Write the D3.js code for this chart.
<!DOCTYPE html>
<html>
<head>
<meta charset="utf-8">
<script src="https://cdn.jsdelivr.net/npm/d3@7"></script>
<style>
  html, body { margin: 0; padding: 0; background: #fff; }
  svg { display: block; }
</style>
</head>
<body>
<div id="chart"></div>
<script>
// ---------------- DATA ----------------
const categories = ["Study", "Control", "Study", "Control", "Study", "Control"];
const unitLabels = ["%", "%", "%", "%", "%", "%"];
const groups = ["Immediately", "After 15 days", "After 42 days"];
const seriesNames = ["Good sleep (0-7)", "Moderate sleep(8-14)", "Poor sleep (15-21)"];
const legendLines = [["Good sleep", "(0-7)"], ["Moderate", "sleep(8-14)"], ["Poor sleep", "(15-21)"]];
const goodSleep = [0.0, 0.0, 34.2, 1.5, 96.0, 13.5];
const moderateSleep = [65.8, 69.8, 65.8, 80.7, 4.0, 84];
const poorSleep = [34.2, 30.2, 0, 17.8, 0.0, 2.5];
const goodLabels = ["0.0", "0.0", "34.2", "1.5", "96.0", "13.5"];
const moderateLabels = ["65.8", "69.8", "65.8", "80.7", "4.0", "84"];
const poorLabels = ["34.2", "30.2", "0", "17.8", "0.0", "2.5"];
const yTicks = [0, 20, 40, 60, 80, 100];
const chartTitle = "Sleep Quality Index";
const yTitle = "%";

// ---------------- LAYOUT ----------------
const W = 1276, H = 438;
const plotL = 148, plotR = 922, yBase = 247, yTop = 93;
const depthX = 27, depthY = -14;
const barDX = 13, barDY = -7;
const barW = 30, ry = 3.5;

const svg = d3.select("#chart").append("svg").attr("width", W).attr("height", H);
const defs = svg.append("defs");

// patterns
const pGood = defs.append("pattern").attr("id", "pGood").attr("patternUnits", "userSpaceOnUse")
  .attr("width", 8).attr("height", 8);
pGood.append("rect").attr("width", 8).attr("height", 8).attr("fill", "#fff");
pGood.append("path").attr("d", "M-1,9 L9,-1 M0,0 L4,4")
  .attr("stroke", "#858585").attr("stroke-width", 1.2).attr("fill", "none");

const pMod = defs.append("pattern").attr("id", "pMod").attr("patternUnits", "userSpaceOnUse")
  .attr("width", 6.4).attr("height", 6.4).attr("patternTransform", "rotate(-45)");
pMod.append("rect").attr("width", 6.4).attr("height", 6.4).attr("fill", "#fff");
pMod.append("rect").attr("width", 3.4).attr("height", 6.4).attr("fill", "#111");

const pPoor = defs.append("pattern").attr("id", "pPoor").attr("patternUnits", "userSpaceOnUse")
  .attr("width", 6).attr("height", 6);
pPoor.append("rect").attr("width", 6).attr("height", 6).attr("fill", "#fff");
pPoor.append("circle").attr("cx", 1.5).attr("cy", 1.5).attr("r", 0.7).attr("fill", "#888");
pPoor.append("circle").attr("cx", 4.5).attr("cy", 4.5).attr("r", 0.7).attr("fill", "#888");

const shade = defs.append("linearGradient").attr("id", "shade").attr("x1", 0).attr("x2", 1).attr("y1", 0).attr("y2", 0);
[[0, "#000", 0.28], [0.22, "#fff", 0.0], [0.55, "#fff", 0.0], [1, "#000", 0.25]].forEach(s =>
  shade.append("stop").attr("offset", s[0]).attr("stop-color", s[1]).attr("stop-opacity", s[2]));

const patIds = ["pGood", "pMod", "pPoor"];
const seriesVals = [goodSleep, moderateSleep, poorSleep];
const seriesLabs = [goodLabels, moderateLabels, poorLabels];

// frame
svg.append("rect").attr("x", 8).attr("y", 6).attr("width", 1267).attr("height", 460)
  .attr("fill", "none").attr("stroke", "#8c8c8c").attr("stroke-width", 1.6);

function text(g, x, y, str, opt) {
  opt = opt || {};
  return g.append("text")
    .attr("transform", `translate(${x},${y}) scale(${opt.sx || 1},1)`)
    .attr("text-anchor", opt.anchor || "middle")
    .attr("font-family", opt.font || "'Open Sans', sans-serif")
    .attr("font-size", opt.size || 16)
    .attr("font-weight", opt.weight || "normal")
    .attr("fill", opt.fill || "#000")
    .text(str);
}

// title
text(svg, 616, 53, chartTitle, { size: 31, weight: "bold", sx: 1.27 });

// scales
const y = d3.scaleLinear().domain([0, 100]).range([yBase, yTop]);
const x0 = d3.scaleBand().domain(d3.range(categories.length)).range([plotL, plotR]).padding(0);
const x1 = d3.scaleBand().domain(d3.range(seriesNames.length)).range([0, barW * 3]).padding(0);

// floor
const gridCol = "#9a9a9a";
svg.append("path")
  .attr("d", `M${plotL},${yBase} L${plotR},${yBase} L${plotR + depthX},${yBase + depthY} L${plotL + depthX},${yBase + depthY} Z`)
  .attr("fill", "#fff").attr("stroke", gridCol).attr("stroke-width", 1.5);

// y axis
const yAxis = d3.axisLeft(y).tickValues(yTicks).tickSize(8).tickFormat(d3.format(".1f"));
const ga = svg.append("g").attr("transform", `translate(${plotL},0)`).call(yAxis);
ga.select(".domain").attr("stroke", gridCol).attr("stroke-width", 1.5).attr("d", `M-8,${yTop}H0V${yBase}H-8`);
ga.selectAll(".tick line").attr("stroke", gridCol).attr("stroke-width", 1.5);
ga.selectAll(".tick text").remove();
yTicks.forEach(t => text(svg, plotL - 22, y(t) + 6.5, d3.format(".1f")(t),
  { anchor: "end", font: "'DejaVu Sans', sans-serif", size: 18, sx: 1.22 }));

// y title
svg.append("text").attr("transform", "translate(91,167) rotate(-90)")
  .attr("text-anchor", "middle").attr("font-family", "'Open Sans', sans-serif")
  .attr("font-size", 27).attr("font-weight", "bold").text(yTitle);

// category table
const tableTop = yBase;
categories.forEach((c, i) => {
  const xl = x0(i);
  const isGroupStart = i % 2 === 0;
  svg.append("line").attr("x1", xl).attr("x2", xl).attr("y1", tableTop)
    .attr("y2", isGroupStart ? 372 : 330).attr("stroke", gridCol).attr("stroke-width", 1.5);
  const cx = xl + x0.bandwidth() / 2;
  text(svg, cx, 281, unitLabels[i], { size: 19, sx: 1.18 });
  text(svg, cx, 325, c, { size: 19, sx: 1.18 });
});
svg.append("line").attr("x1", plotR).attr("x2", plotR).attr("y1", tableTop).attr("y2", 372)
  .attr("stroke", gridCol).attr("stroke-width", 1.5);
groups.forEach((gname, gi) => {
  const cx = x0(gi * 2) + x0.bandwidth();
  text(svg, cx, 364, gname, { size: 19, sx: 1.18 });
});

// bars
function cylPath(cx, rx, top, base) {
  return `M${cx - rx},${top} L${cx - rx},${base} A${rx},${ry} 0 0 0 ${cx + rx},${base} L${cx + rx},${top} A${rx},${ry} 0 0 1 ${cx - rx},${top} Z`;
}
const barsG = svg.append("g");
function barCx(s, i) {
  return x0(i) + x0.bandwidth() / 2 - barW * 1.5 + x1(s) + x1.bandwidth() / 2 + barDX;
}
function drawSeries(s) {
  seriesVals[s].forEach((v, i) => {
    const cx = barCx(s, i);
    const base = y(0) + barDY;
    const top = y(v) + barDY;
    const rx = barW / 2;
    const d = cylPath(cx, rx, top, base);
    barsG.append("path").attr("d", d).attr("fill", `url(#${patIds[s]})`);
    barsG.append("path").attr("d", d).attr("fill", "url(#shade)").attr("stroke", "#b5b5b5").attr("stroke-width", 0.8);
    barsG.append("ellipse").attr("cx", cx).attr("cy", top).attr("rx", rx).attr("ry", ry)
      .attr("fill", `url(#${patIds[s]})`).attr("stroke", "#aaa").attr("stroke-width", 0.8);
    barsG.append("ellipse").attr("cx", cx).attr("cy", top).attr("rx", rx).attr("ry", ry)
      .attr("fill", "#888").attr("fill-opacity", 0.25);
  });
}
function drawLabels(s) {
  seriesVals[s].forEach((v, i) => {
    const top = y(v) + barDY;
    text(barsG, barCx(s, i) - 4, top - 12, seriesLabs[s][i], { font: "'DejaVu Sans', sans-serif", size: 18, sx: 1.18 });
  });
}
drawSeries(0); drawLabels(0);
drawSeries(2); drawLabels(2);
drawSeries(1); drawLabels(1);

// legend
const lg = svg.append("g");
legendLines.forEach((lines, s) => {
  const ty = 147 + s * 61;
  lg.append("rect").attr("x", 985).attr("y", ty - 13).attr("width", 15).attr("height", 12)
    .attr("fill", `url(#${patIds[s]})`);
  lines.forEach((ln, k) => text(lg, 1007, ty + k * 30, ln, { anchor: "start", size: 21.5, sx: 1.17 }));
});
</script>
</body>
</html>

..............................

:: Short task ::
From the very first line of the data through the line with "const barW = 30, ry = 3.5;" in it, please reproduce each line exactly and output nothing more.

:: Output below ::
Write the D3.js code for this chart.
<!DOCTYPE html>
<html>
<head>
<meta charset="utf-8">
<script src="https://cdn.jsdelivr.net/npm/d3@7"></script>
<style>
  html, body { margin: 0; padding: 0; background: #fff; }
  svg { display: block; }
</style>
</head>
<body>
<div id="chart"></div>
<script>
// ---------------- DATA ----------------
const categories = ["Study", "Control", "Study", "Control", "Study", "Control"];
const unitLabels = ["%", "%", "%", "%", "%", "%"];
const groups = ["Immediately", "After 15 days", "After 42 days"];
const seriesNames = ["Good sleep (0-7)", "Moderate sleep(8-14)", "Poor sleep (15-21)"];
const legendLines = [["Good sleep", "(0-7)"], ["Moderate", "sleep(8-14)"], ["Poor sleep", "(15-21)"]];
const goodSleep = [0.0, 0.0, 34.2, 1.5, 96.0, 13.5];
const moderateSleep = [65.8, 69.8, 65.8, 80.7, 4.0, 84];
const poorSleep = [34.2, 30.2, 0, 17.8, 0.0, 2.5];
const goodLabels = ["0.0", "0.0", "34.2", "1.5", "96.0", "13.5"];
const moderateLabels = ["65.8", "69.8", "65.8", "80.7", "4.0", "84"];
const poorLabels = ["34.2", "30.2", "0", "17.8", "0.0", "2.5"];
const yTicks = [0, 20, 40, 60, 80, 100];
const chartTitle = "Sleep Quality Index";
const yTitle = "%";

// ---------------- LAYOUT ----------------
const W = 1276, H = 438;
const plotL = 148, plotR = 922, yBase = 247, yTop = 93;
const depthX = 27, depthY = -14;
const barDX = 13, barDY = -7;
const barW = 30, ry = 3.5;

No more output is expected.